Choose Your “Perfect” Risk Model
I start with a hypothetical. You are considering between three portfolios A, B, and C. If you could know with certainty one of the following annual risk measures, which would you choose:
- Variance
- Semi-variance
- Max Drawdown
For me the choice is obvious: max drawdown. Variance and semi-variance are deliberately decoupled from return. In fact, we often say variance as short-hand for mean-return variance. Similarly, semi-variance is short-hand for mean-return semi-variance. For each variance flavor, mean-returns — average returns — are subtracted from the risk formula. The mathematical bifurcation of risk and return is deliberate.
Max drawdown blends return and risk.
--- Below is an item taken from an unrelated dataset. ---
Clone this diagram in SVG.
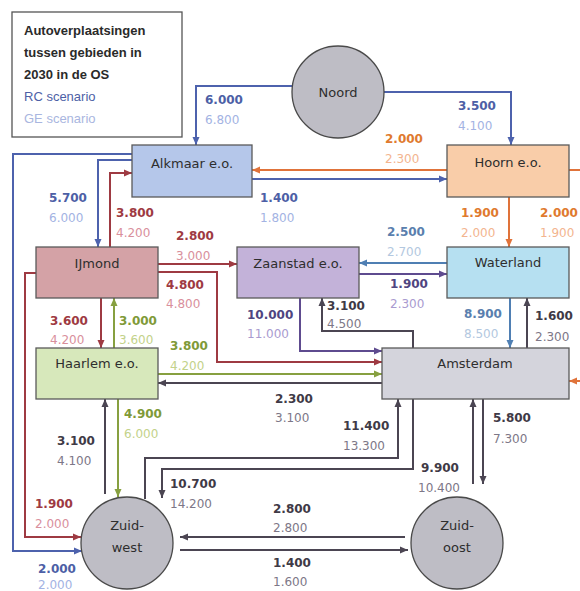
<svg xmlns="http://www.w3.org/2000/svg" width="580" height="591" viewBox="0 0 580 591">
<style>
.bg{fill:#ffffff}
.box{stroke:#5a5a5a;stroke-width:1.3}
.circ{fill:#bebdc5;stroke:#4a4a4a;stroke-width:1.3}
.nl{font-family:"DejaVu Sans",sans-serif;font-size:13px;fill:#2e2e2e;text-anchor:middle}
.lg{font-family:"Liberation Sans",sans-serif;font-size:13px}
.v{font-family:"DejaVu Sans",sans-serif;font-size:12px;font-weight:bold}
.g{font-family:"DejaVu Sans",sans-serif;font-size:12px}
.c{fill:none;stroke-width:2}
.cb{stroke:#4d62ad}.co{stroke:#e0733a}.cr{stroke:#9e3a42}.cg{stroke:#87a040}.cp{stroke:#5e4b8f}.cs{stroke:#4f7fb3}.ck{stroke:#4b4552}
.tb{fill:#4d5fa6}.lb{fill:#a3b3e3}
.to{fill:#e07a2e}.lo{fill:#f3b58f}
.tr{fill:#9e3a42}.lr{fill:#d98f9c}
.tg{fill:#7f9a38}.lgn{fill:#c3d28a}
.tp{fill:#4f4580}.lp{fill:#a99bd0}
.ts{fill:#5a7fae}.ls{fill:#b3c8e0}
.tk{fill:#3f3a46}.lk{fill:#7d7787}
</style>
<defs>
<marker id="mb" markerUnits="userSpaceOnUse" markerWidth="9" markerHeight="8" refX="8" refY="4" orient="auto"><path d="M0,0.5 L8,4 L0,7.5 z" fill="#4d62ad"/></marker>
<marker id="mo" markerUnits="userSpaceOnUse" markerWidth="9" markerHeight="8" refX="8" refY="4" orient="auto"><path d="M0,0.5 L8,4 L0,7.5 z" fill="#e0733a"/></marker>
<marker id="mr" markerUnits="userSpaceOnUse" markerWidth="9" markerHeight="8" refX="8" refY="4" orient="auto"><path d="M0,0.5 L8,4 L0,7.5 z" fill="#9e3a42"/></marker>
<marker id="mg" markerUnits="userSpaceOnUse" markerWidth="9" markerHeight="8" refX="8" refY="4" orient="auto"><path d="M0,0.5 L8,4 L0,7.5 z" fill="#87a040"/></marker>
<marker id="mp" markerUnits="userSpaceOnUse" markerWidth="9" markerHeight="8" refX="8" refY="4" orient="auto"><path d="M0,0.5 L8,4 L0,7.5 z" fill="#5e4b8f"/></marker>
<marker id="ms" markerUnits="userSpaceOnUse" markerWidth="9" markerHeight="8" refX="8" refY="4" orient="auto"><path d="M0,0.5 L8,4 L0,7.5 z" fill="#4f7fb3"/></marker>
<marker id="mk" markerUnits="userSpaceOnUse" markerWidth="9" markerHeight="8" refX="8" refY="4" orient="auto"><path d="M0,0.5 L8,4 L0,7.5 z" fill="#4b4552"/></marker>
</defs>
<rect class="bg" x="0" y="0" width="580" height="591"/>

<g id="legend">
<rect x="12" y="12" width="170" height="125" fill="#ffffff" stroke="#555555" stroke-width="1.3"/>
<text class="lg" x="24" y="35" font-weight="bold" fill="#2a2a2a">Autoverplaatsingen</text>
<text class="lg" x="24" y="57" font-weight="bold" fill="#2a2a2a">tussen gebieden in</text>
<text class="lg" x="24" y="79" font-weight="bold" fill="#2a2a2a">2030  in de OS</text>
<text class="lg" x="24" y="101" fill="#4d5fa6">RC scenario</text>
<text class="lg" x="24" y="123" fill="#a9b6e0">GE scenario</text>
</g>

<g id="connectors">
<path class="c cb" d="M292,86 H196 V145" marker-end="url(#mb)"/>
<path class="c cb" d="M384,92 H511 V145" marker-end="url(#mb)"/>
<path class="c cb" d="M252,179 H447" marker-end="url(#mb)"/>
<path class="c cb" d="M132,160 H98 V247" marker-end="url(#mb)"/>
<path class="c cb" d="M132,154 H13 V551 H82" marker-end="url(#mb)"/>
<path class="c co" d="M447,170 H252" marker-end="url(#mo)"/>
<path class="c co" d="M509,197 V247" marker-end="url(#mo)"/>
<path class="c co" d="M569,170 H586 V381 H569" marker-end="url(#mo)"/>
<path class="c cr" d="M110,247 V173 H132" marker-end="url(#mr)"/>
<path class="c cr" d="M158,264 H237" marker-end="url(#mr)"/>
<path class="c cr" d="M158,272 H217 V362 H382" marker-end="url(#mr)"/>
<path class="c cr" d="M36,273 H25 V537 H81" marker-end="url(#mr)"/>
<path class="c cr" d="M101,298 V348" marker-end="url(#mr)"/>
<path class="c cg" d="M114,348 V298" marker-end="url(#mg)"/>
<path class="c cg" d="M158,374 H382" marker-end="url(#mg)"/>
<path class="c cg" d="M118,399 V497" marker-end="url(#mg)"/>
<path class="c cp" d="M300,298 V351 H382" marker-end="url(#mp)"/>
<path class="c cp" d="M359,274 H447" marker-end="url(#mp)"/>
<path class="c cs" d="M447,263 H359" marker-end="url(#ms)"/>
<path class="c cs" d="M510,298 V348" marker-end="url(#ms)"/>
<path class="c ck" d="M382,383 H158" marker-end="url(#mk)"/>
<path class="c ck" d="M413,348 V331 H322 V298" marker-end="url(#mk)"/>
<path class="c ck" d="M527,348 V298" marker-end="url(#mk)"/>
<path class="c ck" d="M105,494 V399" marker-end="url(#mk)"/>
<path class="c ck" d="M145,499 V458 H398 V399" marker-end="url(#mk)"/>
<path class="c ck" d="M413,399 V469 H162 V498" marker-end="url(#mk)"/>
<path class="c ck" d="M483,399 V484" marker-end="url(#mk)"/>
<path class="c ck" d="M473,484 V399" marker-end="url(#mk)"/>
<path class="c ck" d="M405,537 H180" marker-end="url(#mk)"/>
<path class="c ck" d="M180,550 H408" marker-end="url(#mk)"/>
</g>

<g id="labels">
<text class="v tb" x="205" y="104">6.000</text><text class="g lb" x="205" y="124">6.800</text>
<text class="v tb" x="458" y="110">3.500</text><text class="g lb" x="458" y="130">4.100</text>
<text class="v to" x="385" y="143">2.000</text><text class="g lo" x="385" y="163">2.300</text>
<text class="v tb" x="260" y="202">1.400</text><text class="g lb" x="260" y="222">1.800</text>
<text class="v tb" x="49" y="202">5.700</text><text class="g lb" x="49" y="222">6.000</text>
<text class="v tr" x="116" y="217">3.800</text><text class="g lr" x="116" y="237">4.200</text>
<text class="v tr" x="176" y="240">2.800</text><text class="g lr" x="176" y="260">3.000</text>
<text class="v tr" x="166" y="289">4.800</text><text class="g lr" x="166" y="308">4.800</text>
<text class="v tr" x="50" y="325">3.600</text><text class="g lr" x="50" y="344">4.200</text>
<text class="v tg" x="119" y="325">3.000</text><text class="g lgn" x="119" y="344">3.600</text>
<text class="v tg" x="170" y="350">3.800</text><text class="g lgn" x="170" y="370">4.200</text>
<text class="v tp" x="247" y="319">10.000</text><text class="g lp" x="247" y="338">11.000</text>
<text class="v tk" x="327" y="310">3.100</text><text class="g lk" x="327" y="328">4.500</text>
<text class="v ts" x="387" y="236">2.500</text><text class="g ls" x="387" y="256">2.700</text>
<text class="v tp" x="390" y="288">1.900</text><text class="g lp" x="390" y="308">2.300</text>
<text class="v to" x="461" y="217">1.900</text><text class="g lo" x="461" y="237">2.000</text>
<text class="v to" x="540" y="217">2.000</text><text class="g lo" x="540" y="237">1.900</text>
<text class="v ts" x="464" y="318">8.900</text><text class="g ls" x="464" y="338">8.500</text>
<text class="v tk" x="535" y="320">1.600</text><text class="g lk" x="535" y="341">2.300</text>
<text class="v tk" x="275" y="403">2.300</text><text class="g lk" x="275" y="422">3.100</text>
<text class="v tg" x="124" y="418">4.900</text><text class="g lgn" x="124" y="438">6.000</text>
<text class="v tk" x="57" y="445">3.100</text><text class="g lk" x="57" y="465">4.100</text>
<text class="v tk" x="343" y="430">11.400</text><text class="g lk" x="343" y="450">13.300</text>
<text class="v tk" x="170" y="488">10.700</text><text class="g lk" x="170" y="508">14.200</text>
<text class="v tk" x="493" y="422">5.800</text><text class="g lk" x="493" y="443">7.300</text>
<text class="v tk" x="421" y="472">9.900</text><text class="g lk" x="418" y="492">10.400</text>
<text class="v tr" x="35" y="508">1.900</text><text class="g lr" x="35" y="528">2.000</text>
<text class="v tb" x="38" y="573">2.000</text><text class="g lb" x="38" y="589">2.000</text>
<text class="v tk" x="273" y="513">2.800</text><text class="g lk" x="273" y="532">2.800</text>
<text class="v tk" x="273" y="567">1.400</text><text class="g lk" x="273" y="586">1.600</text>
</g>

<g id="noord"><circle class="circ" cx="338" cy="92" r="46"/><text class="nl" x="338" y="97">Noord</text></g>
<g id="alkmaar"><rect class="box" x="132" y="145" width="120" height="52" fill="#b5c7ea"/><text class="nl" x="192" y="168">Alkmaar e.o.</text></g>
<g id="hoorn"><rect class="box" x="447" y="145" width="122" height="52" fill="#f9cda9"/><text class="nl" x="508" y="167">Hoorn e.o.</text></g>
<g id="ijmond"><rect class="box" x="36" y="247" width="122" height="51" fill="#d4a2a6"/><text class="nl" x="97" y="268">IJmond</text></g>
<g id="zaanstad"><rect class="box" x="237" y="247" width="122" height="51" fill="#c3b2d9"/><text class="nl" x="298" y="268">Zaanstad e.o.</text></g>
<g id="waterland"><rect class="box" x="447" y="247" width="122" height="51" fill="#b6e0f1"/><text class="nl" x="508" y="267">Waterland</text></g>
<g id="haarlem"><rect class="box" x="36" y="348" width="122" height="51" fill="#d7e8bb"/><text class="nl" x="97" y="368">Haarlem e.o.</text></g>
<g id="amsterdam"><rect class="box" x="382" y="348" width="187" height="51" fill="#d4d4dc"/><text class="nl" x="475" y="368">Amsterdam</text></g>
<g id="zuidwest"><circle class="circ" cx="127" cy="543" r="46"/><text class="nl" x="127" y="530">Zuid-</text><text class="nl" x="127" y="552">west</text></g>
<g id="zuidoost"><circle class="circ" cx="457" cy="543" r="46"/><text class="nl" x="457" y="530">Zuid-</text><text class="nl" x="457" y="552">oost</text></g>
</svg>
This is mathematically untidy — max drawdown and return are non-orthogonal. However, the crystal ball of max drawdown allows choosing the “best” portfolio because it puts a floor on loss. Tautologically the annual loss cannot exceed the annual max drawdown.
Cheating Risk
My revised answer stretches the rules. If all three portfolios have future max drawdowns of less than 5 percent, then I’d like to know the semi-variances.
Of course there are no infallible crystal balls. Such choices are only hypothetical.
Past variance tends to be reasonably predictive of future variance; past semi-variance tends to predict future semi-variance to a similar degree. However, I have not seen data about the relationship between past and future drawdowns.
Research Opportunities Regarding Max Drawdown
It turns out that there are complications unique to max drawdown minimization that are not present with MVO or semi-variance optimization. However, at Sigma1, we have found some intriguing ways around those early obstacles.
That said, there are other interesting observations about max drawdown optimization:
1) Max drawdown only considers the worst drawdown period; all other risk data is ignored.
2) Unlike V or SV optimization, longer historical periods increase the max drawdown percentage.
3) There is a scarcity of evidence of the degree (or lack) of relationship between past max drawdowns and future.
(#1) can possibly be addressed by using hybrid risk measures such as combined semi-variance and max drawdown measures. (#2) can be addressed by standardizing max drawdowns… a simple standardization would be DDnorm = DD/num_years. Another possibility is DDnorm = DD/sqrt(num_years). (#3) Requires research. Research across different time periods, different countries, different market caps, etc.
Also note that drawdown has many alternative flavors — cumulative drawdown, weighted cumulative drawdown (WCDD), weighted cumulative drawdown over threshold — just to name three.
Semi-Variance Risk Measure Reaching Critical Mass?
The bottom line is that early adopters have embraced semi-variance based optimization and the trend appears to be snowballing. For instance, Morningstar now calculates risk “with an emphasis on downward variation.” I believe that drawdown measures, either stand-alone or hybridized with semi-variance, are the future of post post modern portfolio theory.
Bye PMPT. Time for a Better Name! Contemporary Portfolio Theory?
I recommend starting with the the acronym first. I propose CPT or CAPT. Either could be pronounced as “Capped”. However, CAPT could also be pronounced “Cap T” as distinct from CAPM (“Cap M”). “C” could stand for either Contemporary or Current. And the “A” — Advanced, Alternative — with the first being a bit pretentious, and the latter being more diplomatic. I put my two cents behind CAPT, pronounced “Cap T”; You can figure out what you want the letters to represent. What is your 2 cents? Please leave a comment!
Back to (Contemporary) Risk Measures
I see semi-variance beginning to transition from the early-adopter phase to the early-majority phase. However, my observations may be skewed by the types of interactions Sigma1 Financial invites. I believe that semi-variance optimization will be mainstream in 5 years or less. That is plenty of time for semi-variance optimization companies to flourish. However, we’re also looking for the next next big thing in finance.